The tomboy at the heart of the film is Meeta (Parineeti Chopra), a clever, socially awkward young woman who stands out from her sisters because of her Harry Potter hairdo. In 2006, she flees from her sister’s wedding with the aid of stranger with a Rick Springfield coiffure, Nikhil (Sidharth Malhotra).

Nikhil is also clever, but more socially adept and far more cautious than Meeta. She invites him to join her on a trip, but he declines and returns to the wedding. Inside, he immediately falls in love with the first pretty woman he sees, a model named Karishma (Adah Sharma).

Fast-forward seven years, and Nikhil is hoping to finally do something right in Karishma’s eyes by marrying her. Things get complicated for the groom when Karishma asks Nikhil to look after her loony sister and keep her away from the wedding. The sister is Meeta, of course.

Meeta is one of the most well-developed characters in recent memory. All of her social tics — e.g. her extreme literalness and tendency not to blink during conversations — make her feel real, and they seem appropriate for a woman who’d rather be working in her chemistry lab than making small talk at a wedding.

Meeta comes alive in Chopra’s hands. She makes a character that could’ve been annoying into a vibrant and lovable person, and she’s at her best in a scene in which Meeta’s emotions get the best of her. Meeta’s relationship with her father, Devesh (Manoj Joshi), is touching. Unlike most people, he sees past Meeta’s quirks to who she really is.

In a movie with a character as memorable as Meeta and the theme of being true to oneself, Nikhil is a little too nebulous, especially since his character’s emotional development drives the story. It’s not clear why Nikhil is as reticent and fearful of disappointing people as he is, so his constant self-sabotage seems to come from nowhere. Even his final decision is forced on him more than it is self-generated.

Malhotra performs well as Nikhil, but he’s hampered by the way his character is written. He’s also too conventionally handsome for the part. When Devesh rhetorically asks what Karishma sees in him, it’s obvious: he makes nice arm candy at industry parties, in addition to being irrationally devoted to her.

There are several entertaining supporting characters in the film, none more so than Nikhil’s cousin, Abhinandan, who once almost became a contestant on “Indian Idol.” He sings and shimmies, hoping to impress Meeta, who barely notices him. One could make the case that he’d be as devoted a partner to Meeta as Nikhil, even if he’s not her intellectual equal.
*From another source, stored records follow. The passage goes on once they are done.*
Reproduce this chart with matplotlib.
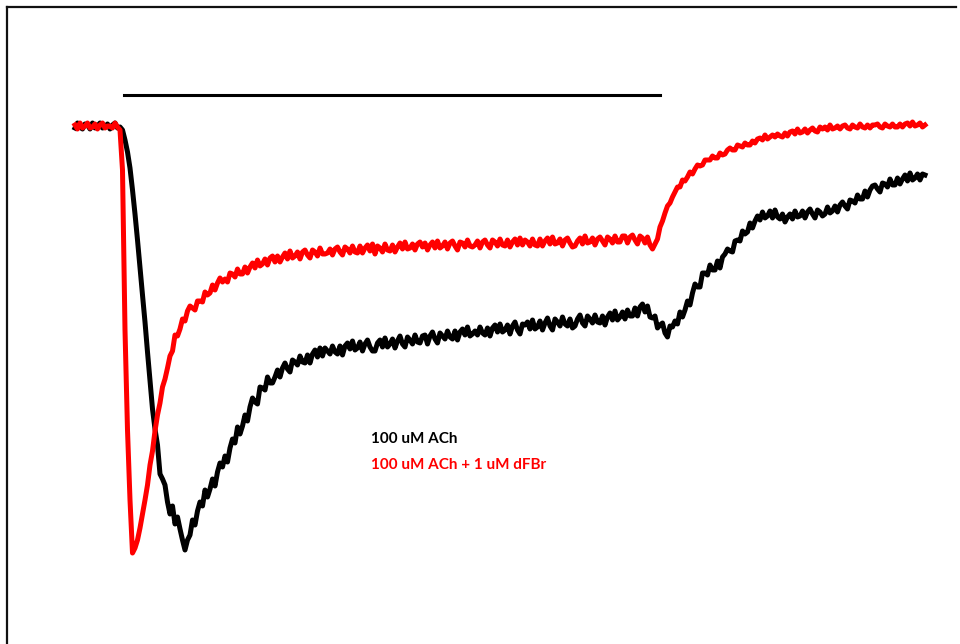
import matplotlib

matplotlib.use('Agg')

import numpy as np
import matplotlib.pyplot as plt
from matplotlib.lines import Line2D

# whole-cell currents (pA), one row per second, sampled every 50 ms
dt = 0.05

ach_only = [
    -20, 30, -10, -30, 20, 10, -30, 30, -20, 0, 30, -20, -10, 20, -30, 10, 30, -20, -10, -40,
    -140, -260, -420, -640, -880, -1140, -1420, -1690, -1960, -2260, -2540, -2830, -3030, -3190, -3480, -3530, -3590, -3760, -3880, -3800,
    -3980, -3910, -4030, -4140, -4240, -4140, -4090, -3940, -3990, -3850, -3760, -3800, -3640, -3710, -3630, -3530, -3600, -3460, -3370, -3410,
    -3300, -3360, -3220, -3130, -3170, -3010, -3080, -3000, -2890, -2950, -2810, -2720, -2760, -2780, -2610, -2620, -2640, -2510, -2570, -2570,
    -2510, -2440, -2510, -2420, -2370, -2430, -2460, -2340, -2360, -2390, -2300, -2360, -2370, -2290, -2370, -2280, -2240, -2310, -2220, -2300,
    -2220, -2250, -2280, -2200, -2260, -2280, -2200, -2290, -2200, -2170, -2230, -2150, -2240, -2220, -2160, -2250, -2180, -2140, -2210, -2250,
    -2250, -2170, -2140, -2210, -2120, -2210, -2180, -2130, -2220, -2150, -2100, -2180, -2210, -2110, -2140, -2180, -2090, -2160, -2170, -2100,
    -2090, -2180, -2100, -2060, -2130, -2170, -2070, -2100, -2130, -2050, -2110, -2130, -2050, -2140, -2060, -2030, -2090, -2010, -2100, -2080,
    -2050, -2090, -2010, -2070, -2090, -2020, -2100, -2020, -1990, -2060, -1980, -2060, -2040, -1990, -2080, -2000, -1960, -2040, -2080, -1980,
    -1990, -1960, -2030, -1940, -2030, -2010, -1950, -2040, -1970, -1920, -2000, -2040, -1930, -1960, -2000, -1910, -1980, -2000, -1930, -2020,
    -2000, -1930, -1890, -1970, -2000, -1900, -1930, -1970, -1890, -1960, -1970, -1900, -1990, -1910, -1870, -1940, -1850, -1940, -1910, -1860,
    -1930, -1840, -1900, -1900, -1820, -1900, -1810, -1780, -1860, -1800, -1910, -1920, -1900, -2020, -1990, -1970, -2070, -2110, -2000, -2010,
    -1950, -1980, -1860, -1910, -1840, -1750, -1790, -1670, -1580, -1610, -1610, -1470, -1470, -1490, -1390, -1440, -1440, -1350, -1420, -1310,
    -1280, -1230, -1250, -1260, -1150, -1140, -1150, -1050, -1080, -1060, -970, -1020, -950, -900, -940, -860, -920, -900, -850, -920,
    -840, -910, -930, -880, -960, -910, -880, -930, -850, -910, -900, -850, -920, -860, -830, -880, -920, -840, -860, -900,
    -880, -810, -870, -850, -800, -860, -790, -760, -800, -830, -740, -750, -770, -690, -730, -730, -650, -710, -640, -600,
    -590, -630, -660, -570, -580, -610, -530, -590, -590, -520, -580, -530, -490, -550, -470, -540, -520, -480, -540, -480,
    -490,
]

ach_dfbr = [
    10, -30, 30, -20, 0, 30, -20, -10, 20, -30, 10, 30, -20, 0, 0, -20, 30, -10, -40, -440,
    -2040, -3040, -3740, -4270, -4220, -4140, -4020, -3880, -3740, -3590, -3390, -3250, -3050, -2890, -2770, -2610, -2530, -2420, -2300, -2250,
    -2090, -2100, -2030, -1930, -1950, -1850, -1800, -1820, -1840, -1750, -1750, -1760, -1660, -1690, -1670, -1590, -1640, -1570, -1520, -1560,
    -1530, -1560, -1470, -1480, -1510, -1430, -1480, -1480, -1410, -1470, -1410, -1370, -1420, -1340, -1400, -1380, -1330, -1390, -1320, -1300,
    -1360, -1300, -1360, -1310, -1270, -1330, -1250, -1320, -1300, -1260, -1330, -1260, -1240, -1290, -1320, -1240, -1260, -1300, -1220, -1280,
    -1280, -1270, -1230, -1290, -1230, -1210, -1260, -1290, -1210, -1230, -1270, -1200, -1260, -1270, -1200, -1270, -1220, -1190, -1250, -1180,
    -1280, -1200, -1220, -1260, -1180, -1240, -1250, -1190, -1260, -1210, -1170, -1230, -1160, -1230, -1220, -1180, -1240, -1180, -1160, -1210,
    -1170, -1240, -1190, -1160, -1220, -1150, -1220, -1200, -1160, -1230, -1170, -1150, -1200, -1240, -1160, -1170, -1210, -1140, -1200, -1210,
    -1190, -1150, -1220, -1160, -1140, -1190, -1220, -1140, -1160, -1200, -1130, -1190, -1200, -1140, -1210, -1160, -1130, -1190, -1120, -1190,
    -1140, -1160, -1200, -1130, -1190, -1200, -1130, -1200, -1150, -1120, -1180, -1110, -1180, -1170, -1130, -1200, -1140, -1120, -1170, -1210,
    -1200, -1150, -1120, -1180, -1100, -1170, -1160, -1120, -1190, -1130, -1110, -1150, -1190, -1110, -1130, -1170, -1100, -1160, -1160, -1100,
    -1100, -1170, -1110, -1090, -1140, -1180, -1100, -1120, -1170, -1110, -1190, -1230, -1180, -1130, -1010, -950, -870, -800, -770, -710,
    -660, -610, -610, -540, -550, -510, -460, -480, -430, -390, -400, -390, -340, -340, -340, -300, -320, -320, -270, -290,
    -280, -240, -220, -240, -240, -190, -200, -210, -170, -190, -190, -150, -170, -130, -120, -140, -90, -130, -110, -90,
    -110, -80, -100, -110, -70, -100, -60, -50, -80, -30, -70, -60, -30, -70, -40, -20, -50, -60, -10, -30,
    -10, -40, 10, -30, -20, 0, -30, 0, 10, -20, -30, 10, -10, -20, 20, -10, -20, 10, -20, 10,
    10, 20, -10, -20, 20, 0, -10, 20, -10, -10, 20, -10, 20, 30, 0, 40, 0, 10, 30, -10,
    10,
]

# ACh application (s) and the bar marking it
ach_start = 0.98
ach_end = 11.7
bar_level = 310

labels = ['100 uM ACh', '100 uM ACh + 1 uM dFBr']
colors = ['black', '#ff0000']

t = np.arange(len(ach_only)) * dt

fig = plt.figure(figsize=(9.6, 6.44), dpi=100)
ax = fig.add_axes([0, 0, 1, 1])

ax.plot(t, ach_only, color=colors[0], lw=3.6)
ax.plot(t, ach_dfbr, color=colors[1], lw=3.6)
ax.plot([ach_start, ach_end], [bar_level, bar_level], color='black', lw=2.2)

ax.text(5.92, -3130, labels[0], color=colors[0], fontsize=11,
        fontweight='bold', family='Lato', va='center', ha='left')
ax.text(5.92, -3390, labels[1], color=colors[1], fontsize=11,
        fontweight='bold', family='Lato', va='center', ha='left')

ax.set_xlim(-1.5, 17.7)
ax.set_ylim(-5180, 1260)
ax.axis('off')

# border round the panel (top and left edges only)
fig.add_artist(Line2D([0.0075, 0.0075], [0, 0.989], color='#111111',
                      lw=1.6, transform=fig.transFigure))
fig.add_artist(Line2D([0.0075, 0.996], [0.989, 0.989], color='#111111',
                      lw=1.6, transform=fig.transFigure))

fig.savefig('out.png', dpi=100)
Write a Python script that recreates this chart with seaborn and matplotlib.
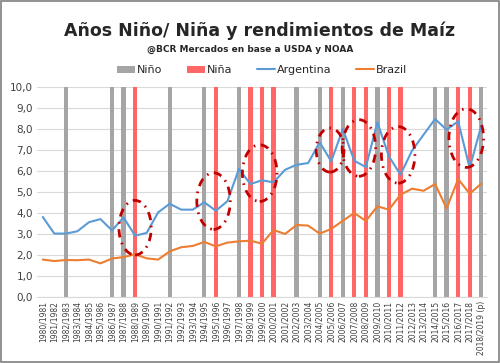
import seaborn as sns
import matplotlib.pyplot as plt
import matplotlib.patches as mpatches
import pandas as pd
import numpy as np

seasons = [f"{y}/{y + 1}" for y in range(1980, 2018)] + ["2018/2019 (p)"]

nino = ["1982/1983", "1986/1987", "1987/1988", "1991/1992", "1994/1995",
        "1997/1998", "2002/2003", "2004/2005", "2006/2007", "2009/2010",
        "2014/2015", "2015/2016", "2018/2019 (p)"]
nina = ["1988/1989", "1995/1996", "1998/1999", "1999/2000", "2000/2001",
        "2005/2006", "2007/2008", "2008/2009", "2010/2011", "2011/2012",
        "2016/2017", "2017/2018"]

argentina = [3.81, 3.02, 3.02, 3.13, 3.56, 3.71, 3.17, 3.79, 2.92, 3.05,
             4.03, 4.44, 4.16, 4.16, 4.51, 4.11, 4.56, 6.10, 5.38, 5.56,
             5.46, 6.06, 6.30, 6.38, 7.37, 6.46, 8.00, 6.49, 6.19, 8.32,
             6.70, 5.83, 6.97, 7.73, 8.48, 7.97, 8.37, 6.14, 8.16]
brazil = [1.78, 1.71, 1.76, 1.75, 1.78, 1.60, 1.83, 1.90, 2.03, 1.84,
          1.78, 2.17, 2.37, 2.43, 2.62, 2.41, 2.59, 2.65, 2.68, 2.54,
          3.19, 3.00, 3.43, 3.40, 3.02, 3.24, 3.63, 4.00, 3.62, 4.32,
          4.16, 4.87, 5.16, 5.06, 5.38, 4.22, 5.62, 4.92, 5.40]

# circled zones (center season index, center y, width, height)
circles = [(8.0, 3.3, 2.8, 2.6), (14.8, 4.57, 2.9, 2.7), (18.8, 5.9, 3.0, 2.7),
           (24.9, 7.0, 2.4, 2.1), (27.4, 7.1, 2.9, 2.7), (30.8, 6.77, 2.9, 2.7),
           (36.7, 7.57, 3.0, 2.8)]

bars = pd.DataFrame({"season": nino + nina,
                     "tipo": ["Niño"] * len(nino) + ["Niña"] * len(nina)})
bars["h"] = 10.0
lines = pd.DataFrame({"i": np.arange(len(seasons)), "Argentina": argentina, "Brazil": brazil})

sns.set_style("white")
plt.rcParams["font.family"] = ["DejaVu Sans"]

fig = plt.figure(figsize=(5.0, 3.63), dpi=100)
ax = fig.add_axes([0.074, 0.182, 0.9, 0.578])

sns.barplot(bars, x="season", y="h", hue="tipo", order=seasons,
            hue_order=["Niño", "Niña"], palette=["#A5A5A5", "#FF6666"], saturation=1,
            dodge=False, width=0.37, ax=ax, legend=True, linewidth=0)
sns.lineplot(lines, x="i", y="Argentina", color="#5B9BD5", lw=1.5, ax=ax, label="Argentina")
sns.lineplot(lines, x="i", y="Brazil", color="#ED7D31", lw=1.5, ax=ax, label="Brazil")

for cx, cy, w, h in circles:
    ax.add_patch(mpatches.Ellipse((cx, cy), w, h, fill=False, ec="#C00000",
                                  lw=2, ls=(0, (3, 2, 0.6, 2)), zorder=5))

ax.set_ylim(0, 10)
ax.set_xlim(-0.5, len(seasons) - 0.5)
ax.set_yticks(np.arange(0, 11, 1))
ax.set_yticklabels([f"{v:.1f}".replace(".", ",") for v in range(11)], fontsize=7.5, color="#404040")
ax.set_xticks(np.arange(len(seasons)))
ax.set_xticklabels(seasons, rotation=90, fontsize=5.5, color="#404040")
ax.tick_params(length=0, pad=3)
ax.yaxis.grid(True, color="#D9D9D9", lw=0.8)
ax.set_axisbelow(True)
for s in ["top", "right", "left"]:
    ax.spines[s].set_visible(False)
ax.spines["bottom"].set_color("#D9D9D9")
ax.set(xlabel=None, ylabel=None)

handles, labels = ax.get_legend_handles_labels()
order = [labels.index(k) for k in ["Niño", "Niña", "Argentina", "Brazil"]]
ax.legend([handles[k] for k in order], [labels[k] for k in order], ncol=4,
          loc="center", bbox_to_anchor=(0.5, 1.08), frameon=False, fontsize=8,
          handlelength=1.6, handletextpad=0.2, columnspacing=2.2)

fig.text(0.52, 0.915, "Años Niño/ Niña y rendimientos de Maíz", ha="center", va="center",
         fontsize=12.5, fontweight="bold")
fig.text(0.50, 0.865, "@BCR Mercados en base a USDA y NOAA", ha="center", va="center",
         fontsize=6.5, fontweight="bold")

fig.patches.append(mpatches.Rectangle((0.002, 0.003), 0.995, 0.993, transform=fig.transFigure,
                                      fill=False, ec="#7F7F7F", lw=1.2))

fig.savefig("out.png", dpi=100)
The other component keeping Hasee Toh Phasee from perfection is the story structure. It starts too slowly, and the flow is interrupted along the way. Many scenes are too long relative to the degree that they show character development or move the story forward.

That said, Hasee Toh Phasee is worth checking out for its progressive female lead character, who’s both smart and pretty, even in jeans and a hoodie. That she’s played by a superstar in the making is an added bonus.